A real-world example
A mid-sized discrete manufacturer runs JD Edwards for procurement, manufacturing, and finance, and ships products to 40 trading partners globally. Before the integration, the procurement team exported purchase orders from JD Edwards each week, manually formatted them as X12 850 EDI messages, and uploaded them to partner portals or sent them via email, a process that took 6 hours per cycle and introduced manual entry errors. With JD Edwards and Orderful connected, each new purchase order is automatically translated into the EDI 850 format required by each partner and delivered via their preferred channel (AS2, SFTP, or HTTP portal). Partners confirm receipt via EDI 855 acknowledgments, which ml-connector tracks in the audit log. Invoice corrections and cancellations flow the same way, keeping partners informed in real time and eliminating the weekly manual export and upload step.
What you can do
- Translate JD Edwards purchase orders into Orderful EDI 850 transactions and deliver them to trading partners via their preferred channel.
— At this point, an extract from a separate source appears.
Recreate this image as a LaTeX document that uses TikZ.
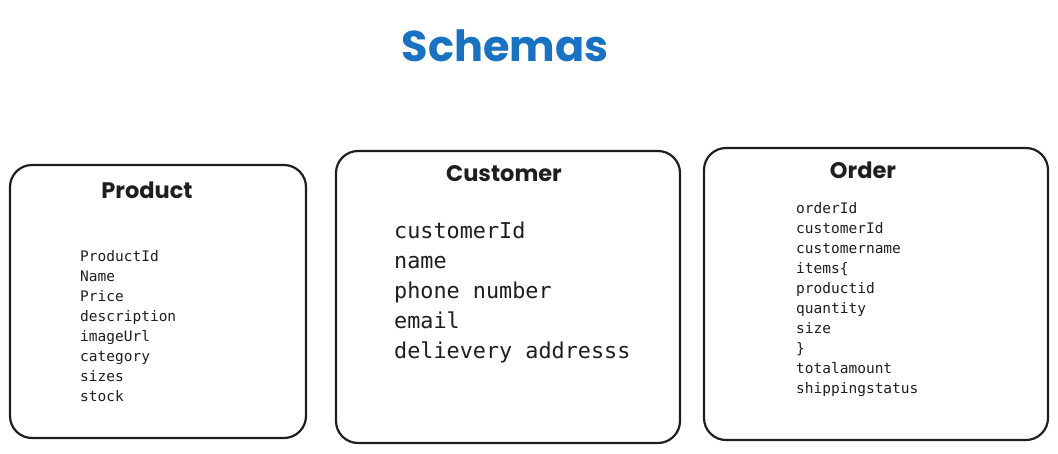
\documentclass[tikz,border=0pt]{standalone}
\usepackage{fontspec}
\setmonofont{DejaVu Sans Mono}
\newfontfamily\schhand{Poppins}
\usetikzlibrary{positioning}
\definecolor{schink}{HTML}{1E1E1E}
\definecolor{schblue}{HTML}{1971C2}
\tikzset{
  schbox/.style={
    draw=schink, line width=2.2pt, rounded corners=22pt},
  schhead/.style={anchor=base, font=\schhand\bfseries\fontsize{22.5}{27}\selectfont,
    text=schink},
  schfield/.style={anchor=base west, font=\ttfamily\fontsize{14.5}{17}\selectfont,
    text=schink, inner sep=0pt},
  schbig/.style={schfield, font=\ttfamily\fontsize{21.8}{26}\selectfont},
  every picture/.style={line cap=round},
}
\begin{document}
\begin{tikzpicture}[x=1pt, y=-1pt]
\useasboundingbox (0, 0) rectangle (1058, 453);

% Title.
\node[anchor=base, font=\schhand\bfseries\fontsize{43}{50}\selectfont,
  text=schblue] (title) at (505, 61) {Schemas};

% ------------------------------------------------------------ Product
\draw[schbox] (10, 165) rectangle (306, 438);
\node[schhead] (product) at (147, 198) {Product};
\foreach \f [count=\i from 0] in {ProductId, Name, Price, description,
    imageUrl, category, sizes, stock} {
  \node[schfield] at (80, {261 + \i * 20}) {\f};
}

% ----------------------------------------------------------- Customer
\draw[schbox] (336, 151) rectangle (680, 443);
\node[schhead] (customer) at (504, 181) {Customer};
\foreach \f [count=\i from 0] in {customerId, name, phone number, email,
    delievery addresss} {
  \node[schbig] at (394, {238 + \i * 30}) {\f};
}

% -------------------------------------------------------------- Order
\draw[schbox] (704, 148) rectangle (1048, 440);
\node[schhead] (order) at (863, 178) {Order};
\foreach \f [count=\i from 0] in {orderId, customerId, customername,
    items\{, productid, quantity, size, \}, totalamount, shippingstatus} {
  \node[schfield] at (796, {213 + \i * 20}) {\f};
}

\end{tikzpicture}
\end{document}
- Map JD Edwards vendor master records and GL accounts to Orderful ISA identifiers so each trading partner receives orders in the correct format.
- Refresh JD Edwards session tokens automatically when they expire so polling continues without manual re-authentication.
- Poll JD Edwards purchase order headers and lines on a schedule and track the last-polled timestamp to avoid re-processing the same records.
- Preserve a complete audit trail of every JD Edwards transaction pulled, every EDI translation performed, and every Orderful delivery, with the ability to replay any transaction if a downstream call fails.
Questions
- How does the connector handle JD Edwards session tokens expiring during a polling cycle?
- JD Edwards session tokens expire every 30 to 60 minutes by default. ml-connector checks the HTTP status code on each request; if it receives HTTP 444 (invalid token), it immediately re-authenticates by calling /jderest/v2/tokenrequest with the stored username and password to obtain a fresh token and retry the failed request. This happens transparently without pausing the polling cycle.
- How are JD Edwards vendors and GL accounts mapped to Orderful EDI format?
- ml-connector queries the JD Edwards F0401 (Supplier Master) and F0901 (Account Master) tables to retrieve vendor and GL account details. Vendor records are mapped to Orderful ISA identifiers (sender/receiver codes) so that each purchase order is routed to the correct trading partner. GL account codes are preserved in the EDI line-item detail where partner systems require them for cost allocation.
- What happens if a JD Edwards purchase order changes after the initial EDI 850 is sent to a trading partner?
- ml-connector polls the UPMJ (updated date) field in the F4301 and F4311 tables on each cycle. If a purchase order quantity, date, or price changes, the connector detects the change, generates an EDI 860 (Purchase Order Change) transaction, and sends it to Orderful for delivery. The trading partner receives the change notification and can update their internal record to match JD Edwards.